**JOB**
Show every line below where "this" can be found.

**MATERIALS PROVIDED**
[start]

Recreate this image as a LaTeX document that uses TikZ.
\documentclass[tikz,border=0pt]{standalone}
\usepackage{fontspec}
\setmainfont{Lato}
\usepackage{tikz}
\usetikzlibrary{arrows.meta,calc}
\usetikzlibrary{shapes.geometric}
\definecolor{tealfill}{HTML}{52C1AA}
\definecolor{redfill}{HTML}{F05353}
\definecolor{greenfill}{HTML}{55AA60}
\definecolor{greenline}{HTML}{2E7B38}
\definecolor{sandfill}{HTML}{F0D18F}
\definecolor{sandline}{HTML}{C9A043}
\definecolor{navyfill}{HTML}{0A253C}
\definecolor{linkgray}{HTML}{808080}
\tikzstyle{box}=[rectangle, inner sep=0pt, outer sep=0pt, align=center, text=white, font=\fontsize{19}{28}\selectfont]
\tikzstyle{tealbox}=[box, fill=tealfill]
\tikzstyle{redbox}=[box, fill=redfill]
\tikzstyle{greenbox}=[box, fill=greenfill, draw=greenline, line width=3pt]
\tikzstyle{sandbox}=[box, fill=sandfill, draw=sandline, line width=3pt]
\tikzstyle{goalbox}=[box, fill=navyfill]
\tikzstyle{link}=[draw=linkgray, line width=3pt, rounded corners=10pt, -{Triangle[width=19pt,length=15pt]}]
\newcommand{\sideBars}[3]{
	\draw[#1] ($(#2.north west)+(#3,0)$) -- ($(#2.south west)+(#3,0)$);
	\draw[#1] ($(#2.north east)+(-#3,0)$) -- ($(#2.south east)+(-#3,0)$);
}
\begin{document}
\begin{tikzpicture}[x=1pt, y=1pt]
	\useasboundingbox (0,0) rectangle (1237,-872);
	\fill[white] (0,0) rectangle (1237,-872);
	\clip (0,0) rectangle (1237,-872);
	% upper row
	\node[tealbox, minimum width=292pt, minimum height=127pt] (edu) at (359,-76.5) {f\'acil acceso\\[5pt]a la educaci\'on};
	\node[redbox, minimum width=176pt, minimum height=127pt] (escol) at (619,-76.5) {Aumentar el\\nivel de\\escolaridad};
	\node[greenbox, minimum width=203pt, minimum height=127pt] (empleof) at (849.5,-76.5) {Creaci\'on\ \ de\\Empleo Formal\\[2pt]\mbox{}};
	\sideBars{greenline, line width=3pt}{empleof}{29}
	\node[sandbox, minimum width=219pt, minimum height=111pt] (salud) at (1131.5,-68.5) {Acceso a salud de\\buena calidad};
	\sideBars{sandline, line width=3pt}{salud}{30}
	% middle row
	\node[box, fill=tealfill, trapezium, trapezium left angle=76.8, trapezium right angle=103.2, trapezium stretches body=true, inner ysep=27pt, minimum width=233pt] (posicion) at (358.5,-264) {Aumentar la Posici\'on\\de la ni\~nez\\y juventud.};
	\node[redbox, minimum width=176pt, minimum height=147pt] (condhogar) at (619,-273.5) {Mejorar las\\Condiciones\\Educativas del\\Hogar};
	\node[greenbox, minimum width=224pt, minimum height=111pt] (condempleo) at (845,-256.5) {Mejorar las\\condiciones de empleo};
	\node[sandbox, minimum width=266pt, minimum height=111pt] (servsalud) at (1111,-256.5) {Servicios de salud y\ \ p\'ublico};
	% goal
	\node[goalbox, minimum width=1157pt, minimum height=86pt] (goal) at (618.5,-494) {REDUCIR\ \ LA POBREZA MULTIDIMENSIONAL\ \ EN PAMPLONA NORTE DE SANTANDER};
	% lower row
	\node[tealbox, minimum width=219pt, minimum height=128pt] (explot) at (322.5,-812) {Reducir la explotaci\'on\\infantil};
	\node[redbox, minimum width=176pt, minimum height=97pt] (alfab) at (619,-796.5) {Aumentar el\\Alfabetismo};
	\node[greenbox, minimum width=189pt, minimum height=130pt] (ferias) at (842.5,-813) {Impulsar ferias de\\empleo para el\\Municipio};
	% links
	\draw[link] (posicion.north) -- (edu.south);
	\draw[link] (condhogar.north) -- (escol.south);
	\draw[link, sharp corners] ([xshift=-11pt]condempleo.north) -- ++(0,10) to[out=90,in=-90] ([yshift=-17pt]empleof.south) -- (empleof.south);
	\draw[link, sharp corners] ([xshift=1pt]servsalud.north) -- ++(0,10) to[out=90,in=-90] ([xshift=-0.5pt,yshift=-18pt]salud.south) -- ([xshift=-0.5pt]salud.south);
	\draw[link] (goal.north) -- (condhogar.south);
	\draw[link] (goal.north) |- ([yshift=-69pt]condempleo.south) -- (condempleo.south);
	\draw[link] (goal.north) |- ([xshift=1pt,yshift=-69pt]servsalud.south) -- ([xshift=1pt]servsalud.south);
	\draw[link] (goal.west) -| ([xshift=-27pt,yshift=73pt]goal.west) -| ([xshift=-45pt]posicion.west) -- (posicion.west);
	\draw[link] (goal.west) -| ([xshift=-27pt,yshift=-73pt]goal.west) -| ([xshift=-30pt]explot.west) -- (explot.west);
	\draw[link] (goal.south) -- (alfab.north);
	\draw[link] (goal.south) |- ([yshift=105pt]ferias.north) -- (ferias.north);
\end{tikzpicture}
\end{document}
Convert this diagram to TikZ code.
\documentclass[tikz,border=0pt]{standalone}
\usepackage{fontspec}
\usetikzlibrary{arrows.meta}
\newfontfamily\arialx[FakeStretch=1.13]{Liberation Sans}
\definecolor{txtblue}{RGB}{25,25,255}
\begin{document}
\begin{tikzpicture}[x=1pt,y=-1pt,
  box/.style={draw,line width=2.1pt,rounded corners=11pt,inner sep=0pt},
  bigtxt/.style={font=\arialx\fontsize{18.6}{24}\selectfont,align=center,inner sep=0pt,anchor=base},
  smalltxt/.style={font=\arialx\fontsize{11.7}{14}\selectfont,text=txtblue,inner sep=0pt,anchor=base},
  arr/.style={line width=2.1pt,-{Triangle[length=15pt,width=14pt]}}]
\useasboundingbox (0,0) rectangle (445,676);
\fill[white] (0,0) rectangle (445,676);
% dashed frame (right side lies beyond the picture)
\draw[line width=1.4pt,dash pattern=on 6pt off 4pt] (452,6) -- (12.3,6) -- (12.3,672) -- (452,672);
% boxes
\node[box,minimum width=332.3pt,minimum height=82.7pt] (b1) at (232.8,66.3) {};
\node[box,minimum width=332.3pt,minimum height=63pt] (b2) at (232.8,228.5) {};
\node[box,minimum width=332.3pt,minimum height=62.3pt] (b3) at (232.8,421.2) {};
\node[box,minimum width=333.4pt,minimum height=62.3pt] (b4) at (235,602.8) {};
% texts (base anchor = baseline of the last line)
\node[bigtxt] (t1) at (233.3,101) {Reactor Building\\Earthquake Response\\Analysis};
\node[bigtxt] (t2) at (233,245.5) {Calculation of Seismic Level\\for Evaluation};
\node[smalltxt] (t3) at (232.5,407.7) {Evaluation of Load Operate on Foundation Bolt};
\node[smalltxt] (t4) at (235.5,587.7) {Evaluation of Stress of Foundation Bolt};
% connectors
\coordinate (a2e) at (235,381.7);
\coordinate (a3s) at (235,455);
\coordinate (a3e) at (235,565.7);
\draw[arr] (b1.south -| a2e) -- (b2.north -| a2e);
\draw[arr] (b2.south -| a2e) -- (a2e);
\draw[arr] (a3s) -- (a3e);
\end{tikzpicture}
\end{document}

[end]

**EXERCISE ANSWER**
Recreate this image as a LaTeX document that uses TikZ.
Convert this diagram to TikZ code.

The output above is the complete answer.